Tra gli elementi ricostruiti dagli inquirenti spunta un dettaglio che restituisce plasticamente la saldatura fra territorio e affari: un primo gruppo avrebbe avuto base in una contrada di campagna — indicata come contrada Ciavolo — facendo capo, secondo le cronache, a un allevatore settantenne ritenuto punto di raccordo fra mediatori legati alla criminalità e la rete degli spacciatori. Un modello “diffuso” che sfrutta la geografia: depositi defilati, snodi stradali rapidi, rifornimenti cadenzati. Una logistica che copia quella delle aziende, ma con un prodotto illegale ad altissimo margine.

La macchina del blitz

Per tradurre la mappa investigativa in arresti serviva forza, coordinamento, tempismo. All’operazione hanno preso parte circa 200 agenti, supportati da 4 unità cinofile e 16 pattuglie dei Reparti Prevenzione Crimine di Sicilia e Calabria. L’esecuzione simultanea delle 20 perquisizioni ha ridotto lo spazio di manovra di fiancheggiatori e fuggitivi, limitando il rischio di dispersione di prove. È la grammatica delle grandi operazioni: stringere il cerchio ovunque, nello stesso istante.
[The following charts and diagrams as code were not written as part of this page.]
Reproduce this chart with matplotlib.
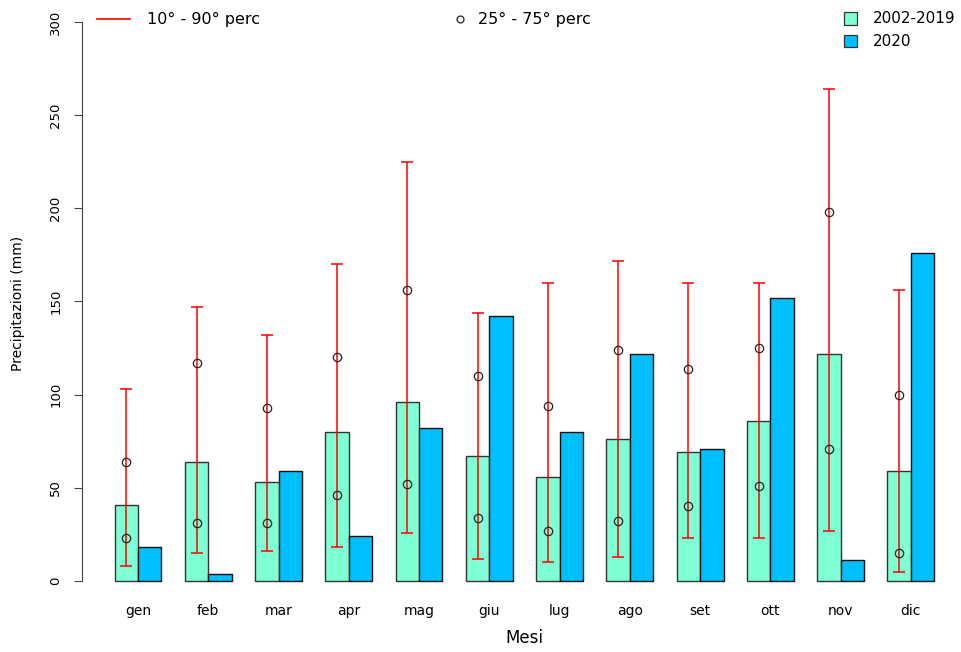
import numpy as np
import matplotlib.pyplot as plt
from matplotlib.lines import Line2D
from matplotlib.patches import Rectangle

# monthly precipitation (mm)
mesi = ["gen", "feb", "mar", "apr", "mag", "giu", "lug", "ago", "set", "ott", "nov", "dic"]
prec_2002_2019 = [41, 64, 53, 80, 96, 67, 56, 76, 69, 86, 122, 59]
prec_2020 = [18, 4, 59, 24, 82, 142, 80, 122, 71, 152, 11, 176]
perc10 = [8, 15, 16, 18, 26, 12, 10, 13, 23, 23, 27, 5]
perc90 = [103, 147, 132, 170, 225, 144, 160, 172, 160, 160, 264, 156]
perc25 = [23, 31, 31, 46, 52, 34, 27, 32, 40, 51, 71, 15]
perc75 = [64, 117, 93, 120, 156, 110, 94, 124, 114, 125, 198, 100]

col_clim = "#7FFFD4"
col_2020 = "#00BFFF"

W, H = 961, 652
fig = plt.figure(figsize=(W / 100, H / 100), dpi=100)

# axes placement in pixels
ax_l, ax_r, ax_t, ax_b = 81.8, 961, 8, 600
ax = fig.add_axes([ax_l / W, (H - ax_b) / H, (ax_r - ax_l) / W, (ax_b - ax_t) / H])

n = len(mesi)
x_clim = np.arange(n) * 3 + 1.5
x_2020 = x_clim + 1
centers = x_clim + 0.5

ax.bar(x_clim, prec_2002_2019, width=1, color=col_clim, edgecolor="#333333", linewidth=1, zorder=2)
ax.bar(x_2020, prec_2020, width=1, color=col_2020, edgecolor="#111111", linewidth=1, zorder=2)

p10 = np.array(perc10)
p90 = np.array(perc90)
ax.errorbar(x_clim, p10, yerr=[np.zeros(n), p90 - p10], fmt="none", ecolor="red",
            elinewidth=1.1, capsize=4, capthick=1.1, zorder=3)
ax.plot(x_clim, perc25, "o", ms=6, mfc="none", mec="#222222", mew=0.9, zorder=4)
ax.plot(x_clim, perc75, "o", ms=6, mfc="none", mec="#222222", mew=0.9, zorder=4)

px_unit = 23.42
ax.set_xlim(-0.4, -0.4 + (ax_r - ax_l) / px_unit)
py_unit = 558 / 300
ax.set_ylim(-(ax_b - 581) / py_unit, 300 + (22 - ax_t) / py_unit)

for s in ["top", "right", "bottom"]:
    ax.spines[s].set_visible(False)
ax.spines["left"].set_bounds(0, 300)
ax.spines["left"].set_color("#444444")

ax.set_yticks(range(0, 301, 50))
ax.tick_params(axis="y", length=6, color="#444444", labelsize=9.5, pad=8)
for lab in ax.get_yticklabels():
    lab.set_rotation(90)
    lab.set_va("center")

ax.set_xticks(centers)
ax.set_xticklabels(mesi)
ax.tick_params(axis="x", length=0, labelsize=10, pad=3)

fig.text(524 / W, 1 - 638 / H, "Mesi", ha="center", va="center", fontsize=12)
fig.text(18 / W, 1 - 303 / H, "Precipitazioni (mm)", ha="center", va="center",
         rotation=90, fontsize=10)

# legends drawn by hand
def fx(px):
    return px / W

def fy(py):
    return 1 - py / H

fig.add_artist(Line2D([fx(97), fx(130)], [fy(19), fy(19)], color="red", lw=1.2))
fig.text(fx(147), fy(19), "10° - 90° perc", va="center", fontsize=11.5)
fig.add_artist(Line2D([fx(460)], [fy(19)], marker="o", ms=5, mfc="none", mec="#222222", mew=0.9))
fig.text(fx(478), fy(19), "25° - 75° perc", va="center", fontsize=11.5)

for yc, c, lab in [(18.5, col_clim, "2002-2019"), (41, col_2020, "2020")]:
    fig.add_artist(Rectangle((fx(844), fy(yc + 6)), 13 / W, 12 / H, facecolor=c,
                             edgecolor="#333333", lw=0.9))
    fig.text(fx(873), fy(yc), lab, va="center", fontsize=11)

fig.savefig("out.png", dpi=100)
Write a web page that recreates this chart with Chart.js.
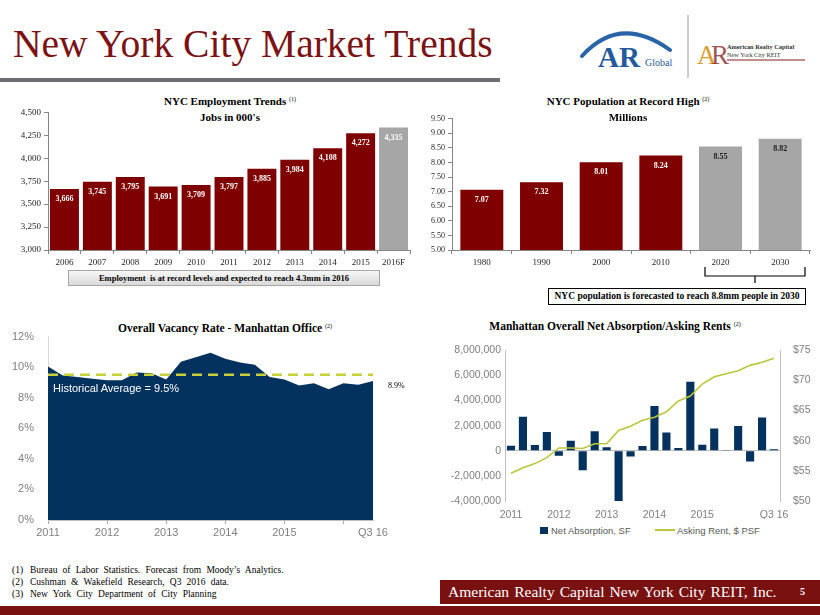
<!DOCTYPE html>
<html>
<head>
<meta charset="utf-8">
<script src="https://cdn.jsdelivr.net/npm/chart.js@4.4.1/dist/chart.umd.min.js"></script>
<style>
body { margin:0; width:820px; height:615px; position:relative; overflow:hidden; background:#fff; font-family:"Liberation Serif", serif; }
.abs { position:absolute; white-space:nowrap; }
.chart { position:absolute; }
.ctitle { position:absolute; font-weight:bold; font-size:11px; text-align:center; color:#000; white-space:nowrap; }
.ctitle sup { font-size:6px; font-weight:normal; vertical-align:4px; }
.note { position:absolute; left:12px; font-size:9.5px; word-spacing:2.8px; color:#000; white-space:nowrap; }
.note span { display:inline-block; width:18px; }
.legend { position:absolute; top:525px; font-family:"Liberation Sans", sans-serif; font-size:9.5px; color:#595959; white-space:nowrap; }
</style>
</head>
<body>

<div class="abs" style="left:13px;top:25px;font-size:39.5px;color:#7b1214;line-height:1;">New York City Market Trends</div>
<div class="abs" style="left:0;top:78px;width:500px;height:4px;background:#6d6e71;"></div>

<svg class="abs" style="left:570px;top:10px;" width="250" height="75" viewBox="570 10 250 75">
  <path d="M582,56 Q620,14 670,50" fill="none" stroke="#2a64a8" stroke-width="4" stroke-linecap="round"/>
  <text x="598" y="67" font-family="Liberation Serif" font-weight="bold" font-size="29" fill="#245a9c">AR</text>
  <text x="645" y="66" font-family="Liberation Serif" font-size="10" fill="#245a9c">Global</text>
  <line x1="688" y1="15" x2="688" y2="78" stroke="#9a9a9a" stroke-width="1"/>
  <text x="697" y="64" font-family="Liberation Serif" font-size="27" fill="#d6a236">A</text>
  <text x="711" y="64" font-family="Liberation Serif" font-size="27" fill="#8a2a2a" opacity="0.8">R</text>
  <text x="727" y="49" font-family="Liberation Serif" font-weight="bold" font-size="6.3" fill="#333">American Realty Capital</text>
  <text x="727" y="57" font-family="Liberation Serif" font-size="6.3" fill="#333">New York City REIT</text>
  <line x1="727" y1="60" x2="805" y2="60" stroke="#8a1c1c" stroke-width="1"/>
</svg>

<!-- top left -->
<div class="ctitle" style="left:120px;top:95px;width:220px;">NYC Employment Trends <sup>(1)</sup></div>
<div class="ctitle" style="left:120px;top:111px;width:220px;">Jobs in 000's</div>
<div class="chart" style="left:0;top:104px;width:412px;height:162px;"><canvas id="jobsChart"></canvas></div>
<div class="abs" style="left:68px;top:270px;width:310px;height:14px;border:1px solid #a6a6a6;background:linear-gradient(#f7f7f7,#d9d9d9);font-size:8.5px;font-weight:bold;text-align:center;line-height:14px;">Employment&nbsp; is at record levels and expected to reach 4.3mm in 2016</div>

<!-- top right -->
<div class="ctitle" style="left:518px;top:95px;width:220px;">NYC Population at Record High <sup>(2)</sup></div>
<div class="ctitle" style="left:518px;top:111px;width:220px;">Millions</div>
<div class="chart" style="left:400px;top:111px;width:412px;height:155px;"><canvas id="popChart"></canvas></div>
<svg class="abs" style="left:700px;top:262px;" width="110" height="26" viewBox="700 262 110 26">
  <path d="M705,267 L705,276 L805,276 L805,267 M755,276 L755,283" fill="none" stroke="#000" stroke-width="1.2"/>
</svg>
<div class="abs" style="left:548px;top:288px;width:256px;height:15px;border:1px solid #000;background:#fff;font-size:9.5px;font-weight:bold;text-align:center;line-height:15px;">NYC population is forecasted to reach 8.8mm people in 2030</div>

<!-- bottom left -->
<div class="ctitle" style="left:95px;top:322px;width:260px;font-size:11.5px;">Overall Vacancy Rate - Manhattan Office <sup>(2)</sup></div>
<div class="chart" style="left:0;top:324px;width:412px;height:216px;"><canvas id="vacChart"></canvas></div>
<div class="abs" style="left:53px;top:382px;font-family:'Liberation Sans',sans-serif;font-size:11px;color:#fff;">Historical Average = 9.5%</div>
<div class="abs" style="left:388px;top:381px;font-size:8px;color:#000;">8.9%</div>

<!-- bottom right -->
<div class="ctitle" style="left:475px;top:320px;width:280px;font-size:11.5px;">Manhattan Overall Net Absorption/Asking Rents <sup>(2)</sup></div>
<div class="chart" style="left:412px;top:339px;width:408px;height:180px;"><canvas id="absChart"></canvas></div>
<div class="legend" style="left:540px;"><span style="display:inline-block;width:8px;height:7px;background:#03325f;margin-right:3px;"></span>Net Absorption, SF</div>
<div class="legend" style="left:655px;"><span style="display:inline-block;width:20px;height:2px;background:#bcc63a;vertical-align:3px;margin-right:2px;"></span>Asking Rent, $ PSF</div>

<!-- footer -->
<div class="note" style="top:565px;"><span>(1)</span>Bureau of Labor Statistics. Forecast from Moody’s Analytics.</div>
<div class="note" style="top:577px;"><span>(2)</span>Cushman &amp; Wakefield Research, Q3 2016 data.</div>
<div class="note" style="top:589px;"><span>(3)</span>New York City Department of City Planning</div>
<div class="abs" style="left:440px;top:580px;width:380px;height:24px;background:#7a1111;color:#fff;font-size:15.5px;word-spacing:1.2px;line-height:24px;">
  <span style="margin-left:8px;">American Realty Capital New York City REIT, Inc.</span>
  <span style="position:absolute;left:360px;font-size:10px;font-weight:bold;">5</span>
</div>
<div class="abs" style="left:0;top:606px;width:820px;height:9px;background:#7a1111;"></div>

<script>
// employment, thousands of jobs
const jobYears = ["2006", "2007", "2008", "2009", "2010", "2011", "2012", "2013", "2014", "2015", "2016F"];
const jobs = [3666, 3745, 3795, 3691, 3709, 3797, 3885, 3984, 4108, 4272, 4335];

// population, millions
const popYears = ["1980", "1990", "2000", "2010", "2020", "2030"];
const population = [7.07, 7.32, 8.01, 8.24, 8.55, 8.82];

// quarterly, Q1 2011 .. Q3 2016
const quarterLabels = ["2011", "", "", "", "2012", "", "", "", "2013", "", "", "", "2014", "", "", "", "2015", "", "", "", "", "", "Q3 16"];
const vacancyRate = [10.05, 9.45, 9.35, 9.25, 9.15, 9.15, 9.65, 9.6, 9.2, 10.35, 10.65, 10.95, 10.55, 10.3, 10.15, 9.35, 9.2, 8.8, 8.95, 8.55, 8.95, 8.85, 9.1];
const historicalAvg = 9.5;
const netAbsorption = [400000, 2700000, 450000, 1500000, -400000, 800000, -1550000, 1550000, 280000, -4000000, -450000, 380000, 3570000, 1450000, 220000, 5500000, 480000, 1780000, 60000, 1980000, -850000, 2650000, 120000];
const askingRent = [54.6, 55.5, 56.2, 57.2, 58.8, 58.8, 58.7, 59.5, 59.5, 61.7, 62.4, 63.4, 63.9, 64.8, 66.6, 67.4, 69.4, 70.6, 71.1, 71.6, 72.5, 73.0, 73.7];

const RED = "#7f0000";
const GREY = "#a6a6a6";
const NAVY = "#03325f";
const LIME = "#c8cf3c";

Chart.defaults.font.family = "'Liberation Serif', serif";
Chart.defaults.animation = false;

function barLabels(colors, fmt, offset) {
    return {
        id: "barLabels",
        afterDatasetsDraw(chart) {
            const ctx = chart.ctx;
            const ds = chart.data.datasets[0];
            ctx.save();
            ctx.font = "bold 8px 'Liberation Serif'";
            ctx.textAlign = "center";
            ctx.textBaseline = "middle";
            chart.getDatasetMeta(0).data.forEach((bar, i) => {
                ctx.fillStyle = colors[i];
                ctx.fillText(fmt(ds.data[i]), bar.x, bar.y + offset);
            });
            ctx.restore();
        }
    };
}

function avgLine(value) {
    return {
        id: "avgLine",
        afterDatasetsDraw(chart) {
            const ctx = chart.ctx;
            const y = chart.scales.y.getPixelForValue(value);
            ctx.save();
            ctx.strokeStyle = LIME;
            ctx.lineWidth = 2.5;
            ctx.setLineDash([10, 6]);
            ctx.beginPath();
            ctx.moveTo(chart.chartArea.left, y);
            ctx.lineTo(chart.chartArea.right, y);
            ctx.stroke();
            ctx.restore();
        }
    };
}

const serifTick = { font: { size: 9 }, color: "#262626" };

// --- employment ---
const jobColors = jobYears.map((y) => (y.endsWith("F") ? GREY : RED));
new Chart(document.getElementById("jobsChart"), {
    type: "bar",
    data: {
        labels: jobYears,
        datasets: [{ data: jobs, backgroundColor: jobColors, categoryPercentage: 1, barPercentage: 0.88 }]
    },
    options: {
        responsive: true,
        maintainAspectRatio: false,
        layout: { padding: { top: 7, right: 2 } },
        plugins: { legend: { display: false }, tooltip: { enabled: false } },
        scales: {
            x: {
                grid: { drawOnChartArea: false, tickLength: 4, color: "#868686" },
                border: { color: "#868686" },
                ticks: serifTick,
                afterFit: (s) => { s.height = 16; }
            },
            y: {
                min: 3000, max: 4500,
                ticks: { ...serifTick, stepSize: 250 },
                grid: { drawOnChartArea: false, tickLength: 4, color: "#868686" },
                border: { color: "#868686" },
                afterFit: (s) => { s.width = 48; }
            }
        }
    },
    plugins: [barLabels(jobYears.map(() => "#fff"), (v) => v.toLocaleString("en-US"), 10)]
});

// --- population ---
const popColors = popYears.map((y) => (+y > 2015 ? GREY : RED));
new Chart(document.getElementById("popChart"), {
    type: "bar",
    data: {
        labels: popYears,
        datasets: [{ data: population, backgroundColor: popColors, categoryPercentage: 1, barPercentage: 0.72 }]
    },
    options: {
        responsive: true,
        maintainAspectRatio: false,
        layout: { padding: { top: 7, right: 2 } },
        plugins: { legend: { display: false }, tooltip: { enabled: false } },
        scales: {
            x: {
                grid: { drawOnChartArea: false, tickLength: 4, color: "#868686" },
                border: { color: "#868686" },
                ticks: serifTick,
                afterFit: (s) => { s.height = 16; }
            },
            y: {
                min: 5, max: 9.5,
                ticks: { ...serifTick, font: { size: 8 }, stepSize: 0.5, callback: (v) => v.toFixed(2) },
                grid: { drawOnChartArea: false, tickLength: 4, color: "#868686" },
                border: { color: "#868686" },
                afterFit: (s) => { s.width = 52; }
            }
        }
    },
    plugins: [barLabels(popColors.map((c) => (c === RED ? "#fff" : "#1a1a1a")), (v) => v.toFixed(2), 10)]
});

const sansTick = { font: { family: "'Liberation Sans', sans-serif", size: 11 }, color: "#7f7f7f" };

// --- vacancy ---
new Chart(document.getElementById("vacChart"), {
    type: "line",
    data: {
        labels: quarterLabels,
        datasets: [{ data: vacancyRate, fill: "origin", backgroundColor: NAVY, borderWidth: 0, pointRadius: 0, tension: 0 }]
    },
    options: {
        responsive: true,
        maintainAspectRatio: false,
        layout: { padding: { top: 7, right: 39 } },
        plugins: { legend: { display: false }, tooltip: { enabled: false } },
        scales: {
            x: {
                offset: false,
                ticks: { ...sansTick, autoSkip: false, maxRotation: 0, padding: 2 },
                grid: { drawOnChartArea: false, tickLength: 4, color: (c) => (c.index % 4 === 0 ? "#a6a6a6" : "rgba(0,0,0,0)") },
                border: { color: "#bfbfbf" },
                afterFit: (s) => { s.height = 20; }
            },
            y: {
                min: 0, max: 12,
                ticks: { ...sansTick, stepSize: 2, padding: 6, callback: (v) => v + "%" },
                grid: { display: false },
                border: { color: "#d9d9d9" },
                afterFit: (s) => { s.width = 48; }
            }
        }
    },
    plugins: [avgLine(historicalAvg)]
});

// --- net absorption / asking rent ---
const absTick = { ...sansTick, font: { family: "'Liberation Sans', sans-serif", size: 10.5 } };
new Chart(document.getElementById("absChart"), {
    data: {
        labels: quarterLabels,
        datasets: [
            { type: "line", data: askingRent, yAxisID: "y1", borderColor: "#bcc63a", borderWidth: 1.6, pointRadius: 0, tension: 0 },
            { type: "bar", data: netAbsorption, yAxisID: "y", backgroundColor: NAVY, categoryPercentage: 1, barPercentage: 0.68 }
        ]
    },
    options: {
        responsive: true,
        maintainAspectRatio: false,
        layout: { padding: { top: 7 } },
        plugins: { legend: { display: false }, tooltip: { enabled: false } },
        scales: {
            x: {
                ticks: { ...absTick, autoSkip: false, maxRotation: 0, padding: 0 },
                grid: { display: false },
                border: { display: false },
                afterFit: (s) => { s.height = 18; }
            },
            y: {
                position: "left",
                min: -4000000, max: 8000000,
                ticks: { ...absTick, stepSize: 2000000, padding: 4 },
                grid: { drawTicks: false, color: (c) => (c.tick && c.tick.value === 0 ? "#bfbfbf" : "rgba(0,0,0,0)") },
                border: { color: "#bfbfbf" },
                afterFit: (s) => { s.width = 93; }
            },
            y1: {
                position: "right",
                min: 50, max: 75,
                ticks: { ...absTick, stepSize: 5, padding: 5, callback: (v) => "$" + v },
                grid: { display: false },
                border: { color: "#bfbfbf" },
                afterFit: (s) => { s.width = 40; }
            }
        }
    }
});
</script>
</body>
</html>
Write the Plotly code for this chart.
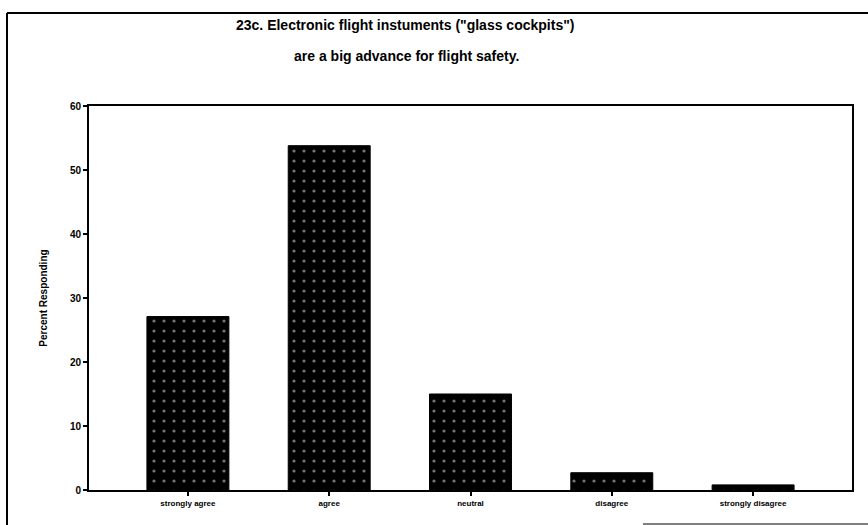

L’ipotesi mafiosa: controllo, “tassa” e pace armata

Gli approfondimenti della Dda di Palermo delineano una dinamica nota ai territori a forte tradizione mafiosa: i mercati ad alto rendimento — come quello della cocaina — non vivono senza un “permesso” tacito o esplicito dei gruppi che presidiano il contesto. In questo caso, l’aggravante ipotizzata è quella dell’agevolazione di Cosa nostra, con specifico riferimento alla famiglia di Marsala. Gli elementi raccolti descriverebbero un controllo pervicace: i vertici delle tre organizzazioni informavano i referenti mafiosi delle partite in arrivo, degli incassi, dei debitori. In cambio, ottenevano “protezione” e una gestione senza conflitti delle piazze. La percentuale riconosciuta ai “garanti” diventava così un costo fisso, una tassa criminale che saliva lungo la filiera fino a incidere sul prezzo di strada. È un paradigma riscontrato anche in altre indagini recenti nel Trapanese e che contribuisce a spiegare perché lo spaccio resti una rendita stabile per i clan, nonostante sequestri e arresti.